Search engines (e.g., Bing, Google, Yahoo!) have to address the ad hoc
retrieval task: finding documents in a corpus (repository) that pertain to
an information need expressed by a given query. The relevance model approach
to ad hoc retrieval is based on the following premise. Given a query,
there is a (relevance) statistical language model that “generates” the
terms both in the query and in documents that are relevant to the
information need expressed by the query. Empirically, the relevance
model approach posts state-of-the-art retrieval performance. The most
prominent estimation method of a relevance model is based on a pseudo-feedback
approach: utilizing information from documents in an initially
retrieved list.
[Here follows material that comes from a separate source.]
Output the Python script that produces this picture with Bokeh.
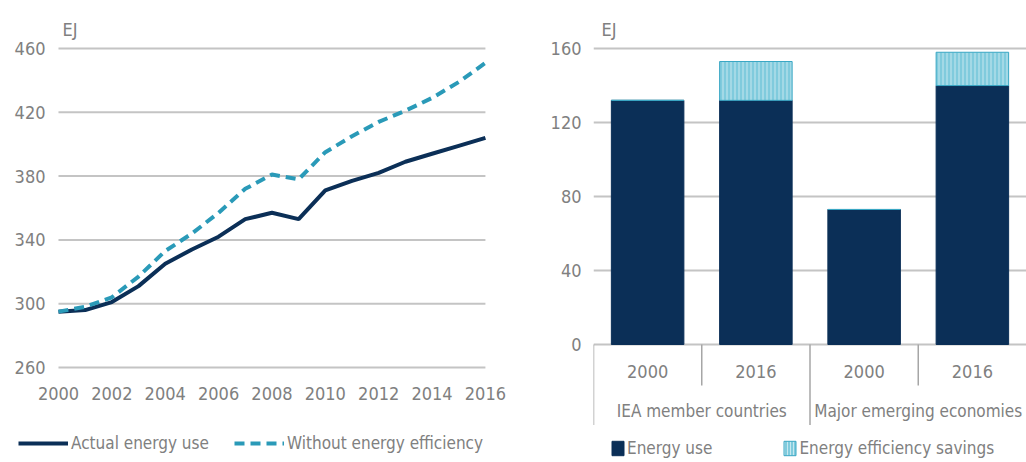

However, some (or even) many of the documents in the
list might not be relevant to the underlying information need;
furthermore, query-related aspects might be insufficiently represented
in the list. To address these issues, we propose novel approaches to
constructing relevance models that are based on utilizing information
induced from clusters of similar documents that are created offline. Such
clusters can potentially help, for example, to better represent the query-context
manifested in the corpus than single documents can. Indeed, our
empirical evaluation demonstrates the merits of constructing relevance models
using cluster-based information. Specifically, our best-performing models
yield better (and more robust) performance than that of the standard relevance-model-estimation
approach that is based only on documents.